When the much-acclaimed “International Hygiene Exhibition” was held in Dresden in 1911, of all places, the filter was able to win gold and silver medals of honour here (as at the show of the Saxon Innkeepers’ Association). The idea had established itself. And the business grew so quickly that the small four-room apartment in Dresden, where the family lived and worked, had to be abandoned by 1914. Not even the World War, in which Melitta’s husband was called to the front, was able to stop the economic success. When coffee became a scarce commodity, the businesswoman kept her head above water by making cardboard boxes. When no suitable production facilities were available in Dresden, the company moved to Minden in East Westphalia in 1929.

In the course of the past 111 years, the “Melitta” brand has decisively shaped, determined and changed the appearance of the coffee filter. A wide variety of porcelain, ceramic and metal models were developed here and launched onto the market. The filter paper has also undergone continuous further development and has become a globally marketed brand that has established itself as the standard. It is thanks to the company’s clever business policy that the recognition of “Melitta” filter bags has always been a priority. The market presence was therefore sustainable and highly consistent.

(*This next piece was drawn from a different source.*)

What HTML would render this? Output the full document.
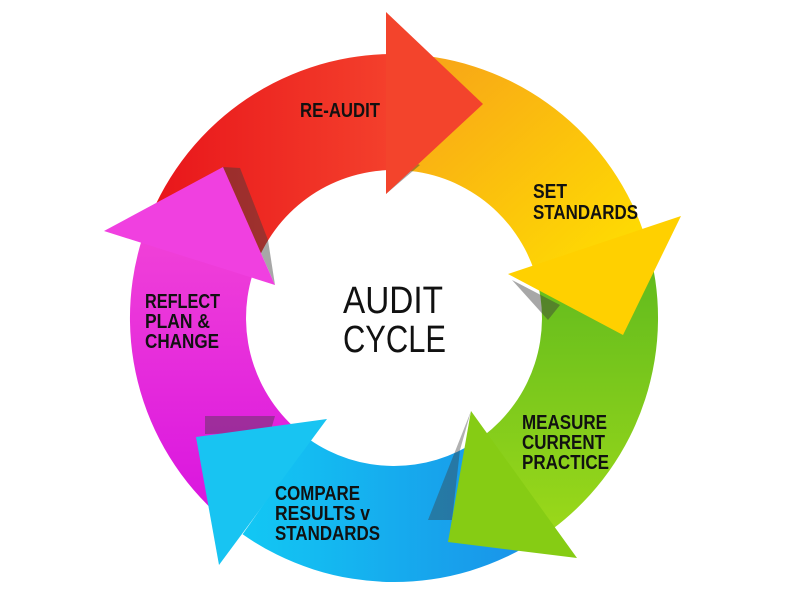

Brand and packaging remain classics

From the outset, the innovative product had entered the market as a genuine branded article whose “self-similarity”, as the experts call it, testified to exemplary persistence. The combination of red and green had shaped the iconic brand from its earliest beginnings. To this day, the brand image of this classic brand has developed only in nuances and under very careful management. The green background of the packaging body was never abandoned. The red brand label was able to develop from a wraparound sleeve in contrasting colours, which we encountered for the first time in a design from 1925.